Current issues of ACP Journal Club are published in Annals of Internal Medicine


Low glycemic index foods improved long-term glycemic control in NIDDM

ACP J Club. 1991 July-Aug;115:19. doi:10.7326/ACPJC-1991-115-1-019

Source Citation

Brand JC, Colagiuri S, Crossman S, et al. Low-glycemic index foods improve long-term glycemic control in NIDDM. Diabetes Care. 1991 Feb;14:95-101. [PubMed ID: 2060429]



To determine whether a low-glycemic index (GI) diet improves glycemic control and lipid metabolism in patients with non-insulin-dependent diabetes mellitus (NIDDM).


Patients were assigned to 12-week high-GI and 12-week low-GI diets in random order, separated by a 3-week period.


Referral pattern not stated.


16 well-controlled, otherwise healthy diabetic patients (mean age, 62 y) with an insidious onset and mean duration of NIDDM of 5 years were studied. All patients were on diabetic diets; 10 were treated with sulfonylureas.

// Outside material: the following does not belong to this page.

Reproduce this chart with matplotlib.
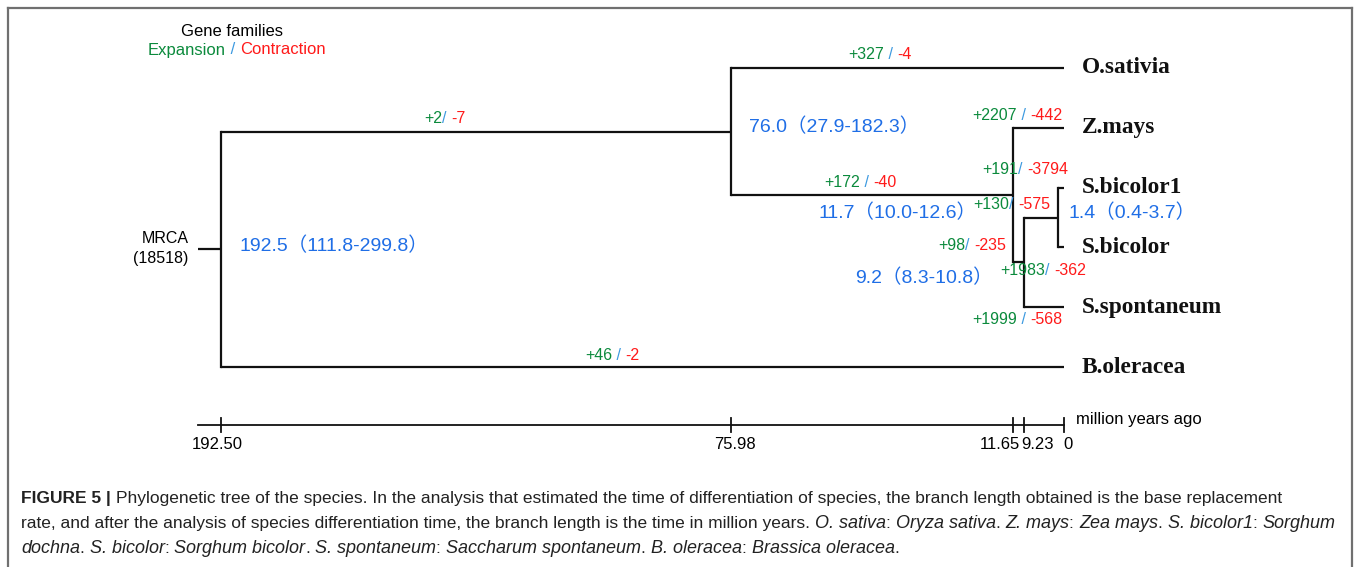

7 patients were randomized first to the high-GI diet and 9 to the low-GI diet. The GI of a food relates the area under the postprandial glucose curve of a food to that of a reference food, such as glucose, with the same carbohydrate value. The low-GI diet emphasized nonwheat cereals, pasta, and legumes, and restricted potatoes, bananas and other high-GI fruits and vegetables, but not bread. A dietician counselled patients at home and assessed compliance. Prestudy medication was not altered.

Main outcome measures

After each dietary period, weight, glycosylated hemoglobin, fasting plasma glucose, C-peptide, insulin, lipids, and the metabolic response to a standard meal were measured.

Main results

The diets did not differ in total energy, fat, carbohydrate, or fiber content; the energy contribution of sugars (minus lactose) was smaller and that of protein was higher in the low-GI diet (P < 0.05). Mean glycosylated hemoglobin at the end of 12 weeks was 11% lower on the low-GI diet (7.0% {95% CI 6.4% to 7.6%}*) than on the high-GI diet (7.9% {CI 6.9% to 8.9%}* P < 0.05). No differences existed between the effects of low- and high-GI diets on body weight, fasting plasma glucose, insulin, C-peptide, total cholesterol, triglycerides, or lipoproteins. Patients had lower 8-hour plasma glucose responses to standard meals at the end of the 12-week low-GI period compared with the high-GI period (P < 0.05).


Patients with well-controlled NIDDM showed improved glycemic control after 12 weeks on a low-glycemic index diet. Serum lipid profiles were not affected.

Sources of funding: Sydney University Nutrition Research Foundation; CSL-Novo Pty., Ltd.; Apex-Australian Diabetes Foundation.

Address for article reprint: Dr. J.C. Brand, Human Nutrition Unit, G08, The University of Sydney, Sydney, NSW 2006, Australia.

*Numbers calculated from data in article.


The ideal diet for a person with diabetes is still controversial. Competing but individually important goals have to be reconciled; the diet should be low in simple carbohydrates to control glycemia, low in fats to lower the risk for atherosclerosis, and most recently added, low in protein to prevent or at least reduce the risk for end-stage renal disease (1). What does this leave other than complex carbohydrates? Some investigators are concerned that increasing the carbohydrate content of a diabetic diet will worsen glycemic control and may also increase triglycerides. Conversely, foods with high soluble fiber content (such as legumes) have been shown to improve glycemic control. The glycemic index was developed in an effort to identify optimal carbohydrates. Short-term studies of individual foods showed clear differences among types of carbohydrates (e.g., potatoes vs pasta). These differences, however, varied from study to study when single-meal comparisons were made of carbohydrates of different glycemic potential (2). The study by Brand and colleagues is notable in that it effectively shows the benefits to glycemic control of low-glycemic index foods over time.

This well-designed study adds to our knowledge of ways to tailor the diabetic diet to the individual to make it more acceptable; further work is needed to see if similar results can be achieved in clinical settings where close monitoring of dietary adherence is less available.

Jacqueline A. Pugh, MD
Audie L. Murphy Memorial Veterans HospitalSan Antonio, Texas, USA.


1. Lebovitz H, ed. Physicians' Guide to Non-Insulin-Dependent (Type II) Diabetes: Diagnosis and Treatment. 2d ed. Alexandria, Virginia: American Diabetes Association;1988:26-31.

2. Hollenbeck CB, Coulston AM, Reaven GM. Comparison of plasma glucose and insulin responses to mixed meals of high-, intermediate-, and low-glycemic potential. Diabetes Care. 1988;11:323-9.